Emily Garthwaite (b. 1993) is an award-winning photojournalist, Leica Ambassador and storyteller focusing on environmental and humanitarian stories. Emily’s work weaves together themes of shared humanity, displacement and coexistence with the natural world. She has a Masters in Documentary Photography and Photojournalism from the University of Westminster and has lived in Iraq since 2019.
Emily has walked over 1,500km through Iraq including walking the Arba'een pilgrimage in Southern Iraq, the world's largest annual pilgrimage, three times and walking a 230km thru-hike across the Kurdistan region to document the Zagros Mountain Trail, the region's first long distance hiking trail, of which she is a co-founder. Since 2019, Emily has been documenting the Kurdistan region as part of a long-term multi-disciplinary project.
In 2020, she walked 200km across the Zagros mountains in Iran to document the nomadic customs of the Bakhtiari tribe. In 2021, Emily, writer Leon McCarron and a team of international and Iraqi environmentalists made a 1,900km source to sea expedition by boat, known as Expedition Dijlah, down the Tigris river, through Turkey, Syria and Iraq, over three months.

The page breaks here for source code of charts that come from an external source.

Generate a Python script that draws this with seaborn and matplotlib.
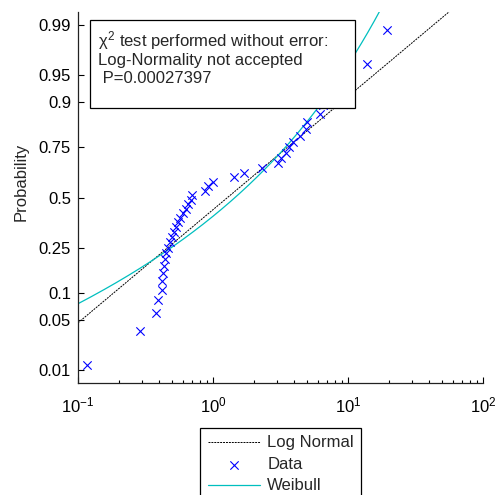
import numpy as np
import pandas as pd
import matplotlib
matplotlib.use("Agg")
import matplotlib.pyplot as plt
from matplotlib.patches import Rectangle
from matplotlib.ticker import NullLocator, FixedLocator, FixedFormatter
import seaborn as sns
from statistics import NormalDist

# Sorted sample values (x) and their plotting-position probabilities (y)
sample_values = [0.117, 0.288, 0.379, 0.392, 0.417, 0.419, 0.426, 0.436, 0.441, 0.449,
                 0.462, 0.480, 0.494, 0.514, 0.532, 0.553, 0.573, 0.603, 0.628, 0.656,
                 0.684, 0.699, 0.873, 0.923, 1.005, 1.43, 1.70, 2.31, 3.03, 3.19,
                 3.47, 3.66, 3.92, 4.41, 4.89, 4.97, 6.21, 6.53, 7.61, 9.50, 13.8, 19.4]
sample_probs = [0.012, 0.036, 0.060, 0.083, 0.107, 0.131, 0.155, 0.179, 0.202, 0.226,
                0.250, 0.274, 0.298, 0.321, 0.345, 0.369, 0.393, 0.417, 0.440, 0.464,
                0.488, 0.512, 0.536, 0.560, 0.583, 0.607, 0.631, 0.655, 0.679, 0.702,
                0.726, 0.750, 0.774, 0.798, 0.821, 0.845, 0.869, 0.893, 0.917, 0.940,
                0.964, 0.988]

# Fitted distribution parameters
lognorm_mu = 0.248
lognorm_sigma = 1.51
weibull_scale = 2.29
weibull_shape = 0.81

prob_ticks = [0.01, 0.05, 0.1, 0.25, 0.5, 0.75, 0.9, 0.95, 0.99]
prob_tick_labels = ["0.01", "0.05", "0.1", "0.25", "0.5", "0.75", "0.9", "0.95", "0.99"]
x_ticks = [0.1, 1, 10, 100]
x_tick_labels = [r"$10^{-1}$", r"$10^{0}$", r"$10^{1}$", r"$10^{2}$"]

annotation_lines = [r"$\chi^2$ test performed without error:",
                    "Log-Normality not accepted",
                    " P=0.00027397"]

sns.set_style("white")
plt.rcParams["font.family"] = ["Liberation Sans", "DejaVu Sans"]
plt.rcParams["mathtext.fontset"] = "custom"
plt.rcParams["mathtext.rm"] = "Liberation Sans"
plt.rcParams["mathtext.it"] = "Liberation Sans"
plt.rcParams["mathtext.bf"] = "Liberation Sans:bold"

FS = 12

_nd = NormalDist()


def prob_to_z(p):
    p = np.clip(np.asarray(p, dtype=float), 1e-12, 1 - 1e-12)
    if p.size == 0:
        return p
    return np.vectorize(_nd.inv_cdf, otypes=[float])(p)


def z_to_prob(z):
    z = np.asarray(z, dtype=float)
    if z.size == 0:
        return z
    return np.vectorize(_nd.cdf, otypes=[float])(z)


# Fitted CDF curves over the plotted range
grid = np.logspace(-1, 2, 500)
lognorm_cdf = z_to_prob((np.log(grid) - lognorm_mu) / lognorm_sigma)
weibull_cdf = 1.0 - np.exp(-(grid / weibull_scale) ** weibull_shape)

curves = pd.DataFrame({"x": grid, "lognormal": lognorm_cdf, "weibull": weibull_cdf})
data = pd.DataFrame({"x": sample_values, "p": sample_probs})

fig = plt.figure(figsize=(4.97, 4.95), dpi=100)
ax = fig.add_axes([78 / 497, 1 - 383 / 495, 405 / 497, 371 / 495])

ax.set_xscale("log")
ax.set_yscale("function", functions=(prob_to_z, z_to_prob))

sns.lineplot(data=curves, x="x", y="lognormal", ax=ax, color="black",
             linewidth=0.7, linestyle=(0, (2, 1)), label="Log Normal",
             estimator=None, sort=False)
sns.scatterplot(data=data, x="x", y="p", ax=ax, marker="x", color="blue",
                s=36, linewidth=0.8, label="Data", zorder=3)
sns.lineplot(data=curves, x="x", y="weibull", ax=ax, color="#00BFBF",
             linewidth=0.9, label="Weibull", estimator=None, sort=False)

ax.set_xlim(0.1, 100)
ax.set_ylim(_nd.cdf(-2.5), _nd.cdf(2.5))

ax.yaxis.set_major_locator(FixedLocator(prob_ticks))
ax.yaxis.set_major_formatter(FixedFormatter(prob_tick_labels))
ax.yaxis.set_minor_locator(NullLocator())
ax.xaxis.set_major_locator(FixedLocator(x_ticks))
ax.xaxis.set_major_formatter(FixedFormatter(x_tick_labels))

ax.tick_params(axis="both", which="both", bottom=True, left=True,
               top=False, right=False)
ax.tick_params(axis="both", which="major", direction="in", length=4,
               width=0.8, labelsize=FS, colors="black")
ax.tick_params(axis="y", which="major", pad=5)
ax.tick_params(axis="x", which="major", pad=9)
ax.tick_params(axis="x", which="minor", direction="in", length=2.5, width=0.8,
               colors="black")

for side in ("top", "right"):
    ax.spines[side].set_visible(False)
for side in ("left", "bottom"):
    ax.spines[side].set_color("#222222")
    ax.spines[side].set_linewidth(0.9)

ax.set_xlabel("")
ax.set_ylabel("Probability", fontsize=FS)
ax.yaxis.set_label_coords(-0.122, 0.543)

# Annotation box with the test result
ax.add_patch(Rectangle((0.0296, 0.741), 0.654, 0.237, transform=ax.transAxes,
                       facecolor="white", edgecolor="black", linewidth=0.9,
                       zorder=5, clip_on=False))
for text, ypos in zip(annotation_lines, [0.906, 0.857, 0.809]):
    ax.text(0.049, ypos, text, transform=ax.transAxes, fontsize=FS,
            va="baseline", ha="left", zorder=6)

handles, labels = ax.get_legend_handles_labels()
ax.get_legend().remove()
leg = fig.legend(handles, labels, loc="upper left",
                 bbox_to_anchor=(200 / 497, 1 - 428 / 495),
                 frameon=True, fancybox=False, edgecolor="black", framealpha=1,
                 fontsize=FS, handlelength=3.17, borderpad=0.45,
                 labelspacing=0.39, handletextpad=0.42, borderaxespad=0)
leg.get_frame().set_linewidth(0.9)

fig.savefig("out.png", dpi=100)
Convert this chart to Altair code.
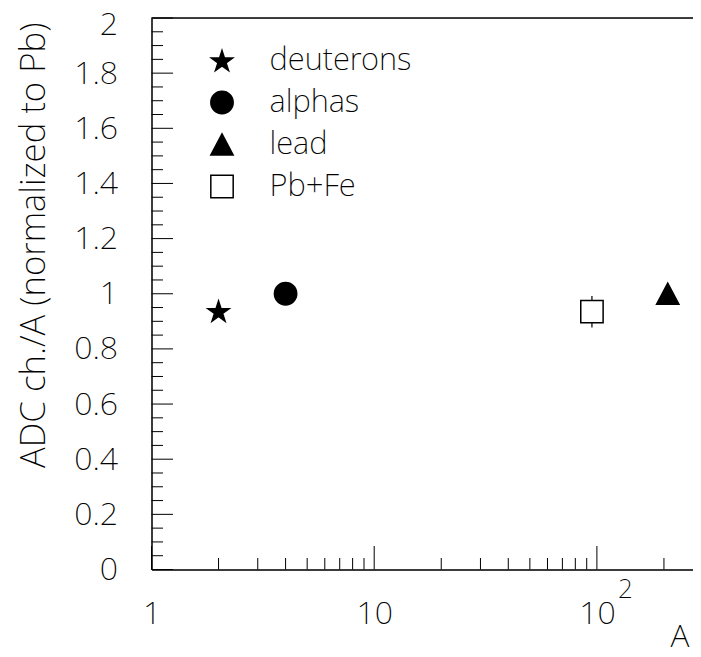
import altair as alt
import pandas as pd

# ---- data ----
series = ["deuterons", "alphas", "lead", "Pb+Fe"]
mass_A = [2, 4, 208, 95]
ratio = [0.937, 1.0, 1.0, 0.935]
ratio_err = [0.0, 0.0, 0.0, 0.057]

x_major = [1, 10, 100]
x_minor = [2, 3, 4, 5, 6, 7, 8, 9, 20, 30, 40, 50, 60, 70, 80, 90, 200]
y_major = [0, 0.2, 0.4, 0.6, 0.8, 1.0, 1.2, 1.4, 1.6, 1.8, 2.0]
y_minor = [0.05, 0.1, 0.15, 0.25, 0.3, 0.35, 0.45, 0.5, 0.55, 0.65, 0.7, 0.75,
           0.85, 0.9, 0.95, 1.05, 1.1, 1.15, 1.25, 1.3, 1.35, 1.45, 1.5, 1.55,
           1.65, 1.7, 1.75, 1.85, 1.9, 1.95]

# ---- layout / style ----
W, H = 541.5, 551.5
FONT = "Noto Sans"
FW = 200
FS = 32
TFS = 35
X_MAX = 270.1

star_path = ("M0,-0.905L0.2245,-0.2135L0.951,-0.2135L0.363,0.2135L0.588,0.905"
             "L0,0.4775L-0.588,0.905L-0.363,0.2135L-0.951,-0.2135L-0.2245,-0.2135Z")
tri_path = "M0,-0.95L1,0.95L-1,0.95Z"

pts = pd.DataFrame({"series": series, "A": mass_A, "ratio": ratio, "err": ratio_err})
pts["lo"] = pts["ratio"] - pts["err"]
pts["hi"] = pts["ratio"] + pts["err"]
err_df = pts[pts["err"] > 0]

x_scale = alt.Scale(type="log", domain=[1, X_MAX], nice=False)
y_scale = alt.Scale(domain=[0, 2], nice=False, zero=False)

x_axis = alt.Axis(
    values=x_major, labelExpr="datum.value >= 100 ? '10' : datum.label",
    ticks=False, tickSize=0, grid=False, domainColor="black", domainWidth=1.5,
    labelFont=FONT, labelFontSize=FS, labelFontWeight=FW, labelColor="black",
    labelPadding=29, labelOverlap=False, labelFlush=False, labelBound=False,
    title="A", titleFont=FONT, titleFontSize=FS, titleFontWeight=FW, titleColor="black",
    titleX=W - 4, titleY=77, titleAlign="right", titleBaseline="alphabetic",
)
y_axis = alt.Axis(
    values=y_major, format="~g",
    ticks=False, tickSize=0, grid=False, domainColor="black", domainWidth=1.5,
    labelFont=FONT, labelFontSize=FS, labelFontWeight=FW, labelColor="black",
    labelPadding=34, labelOverlap=False, labelFlush=False, labelBound=False,
    labelOffset={"expr": "datum.value == 2 ? 6 : 0"},
    title="ADC ch./A (normalized to Pb)", titleFont=FONT, titleFontSize=TFS,
    titleFontWeight=FW, titleColor="black", titleAngle=-90,
    titleX=-107.5, titleY=4, titleAlign="right", titleBaseline="alphabetic",
)

frame_df = pd.DataFrame({"k": [0]})
top_border = alt.Chart(frame_df).mark_rule(color="black", strokeWidth=1.5).encode(
    x=alt.value(0), x2=alt.value(W + 5), y=alt.value(0))

xmaj = alt.Chart(pd.DataFrame({"A": x_major})).mark_rule(color="black", strokeWidth=1).encode(
    x=alt.X("A:Q", scale=x_scale, axis=x_axis), y=alt.value(H), y2=alt.value(H - 23.5))
xmin = alt.Chart(pd.DataFrame({"A": x_minor})).mark_rule(color="black", strokeWidth=1).encode(
    x=alt.X("A:Q", scale=x_scale), y=alt.value(H), y2=alt.value(H - 11.5))
ymaj = alt.Chart(pd.DataFrame({"ratio": y_major})).mark_rule(color="black", strokeWidth=1).encode(
    y=alt.Y("ratio:Q", scale=y_scale, axis=y_axis), x=alt.value(0), x2=alt.value(21.5))
ymin = alt.Chart(pd.DataFrame({"ratio": y_minor})).mark_rule(color="black", strokeWidth=1).encode(
    y=alt.Y("ratio:Q", scale=y_scale), x=alt.value(0), x2=alt.value(11.5))

errs = alt.Chart(err_df).mark_rule(color="black", strokeWidth=1.2).encode(
    x=alt.X("A:Q", scale=x_scale),
    y=alt.Y("lo:Q", scale=y_scale), y2="hi:Q")

legend = alt.Legend(
    title=None, orient="none", legendX=55, legendY=27, padding=0,
    labelFont=FONT, labelFontSize=31, labelFontWeight=FW, labelColor="black",
    labelOffset=32, rowPadding=10, symbolSize=500, symbolStrokeWidth=1.5,
    symbolStrokeColor="black", labelLimit=400,
)
points = alt.Chart(pts).mark_point(filled=True, size=500, stroke="black",
                                   strokeWidth=1.5, opacity=1).encode(
    x=alt.X("A:Q", scale=x_scale),
    y=alt.Y("ratio:Q", scale=y_scale),
    shape=alt.Shape("series:N", scale=alt.Scale(domain=series,
                    range=[star_path, "circle", tri_path, "square"]), legend=legend),
    fill=alt.Fill("series:N", scale=alt.Scale(domain=series,
                  range=["black", "black", "black", "white"]), legend=legend),
    stroke=alt.Stroke("series:N", scale=alt.Scale(domain=series,
                      range=["black", "black", "black", "black"]), legend=legend),
)

sup = alt.Chart(pd.DataFrame({"A": [100], "t": ["2"]})).mark_text(
    font=FONT, fontSize=26, fontWeight=FW, color="black", align="left",
    baseline="alphabetic", dx=21).encode(
    x=alt.X("A:Q", scale=x_scale), y=alt.value(H + 28), text="t:N")

chart = alt.layer(top_border, xmin, xmaj, ymin, ymaj, errs, points, sup).properties(
    width=W, height=H,
    padding={"left": 143.5, "top": 10, "right": 0, "bottom": 79.5},
    autosize=alt.AutoSizeParams(type="none"),
).configure_view(stroke=None).configure(background="white")

chart.save("out.html", embed_options={"renderer": "svg", "actions": False})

Emily has since made a second journey, to document the Tigris river two years on.
She has exhibited her work internationally, including at the World Economic Forum in Davos, Switzerland, EXPO 2020 in Dubai and in the UK, at Leica Mayfair Gallery, South Bank Centre, Somerset House and The Natural History Museum.
Her photographs have been published in The New York Times, Smithsonian Magazine, GEO, Vanity Fair, TIME, The Intercept, WeTransfer, The Sunday Times Magazine, among others.
Emily's work has been awarded by Forbes 30 Under 30, Wildlife Photographer of the Year, Covering Climate Now Journalism Awards, Prix Photo Terre Solidaire and nominated for National Magazine Awards, Lowell Thomas Travel Journalism Award and the Marilyn Stafford FotoReportage Award.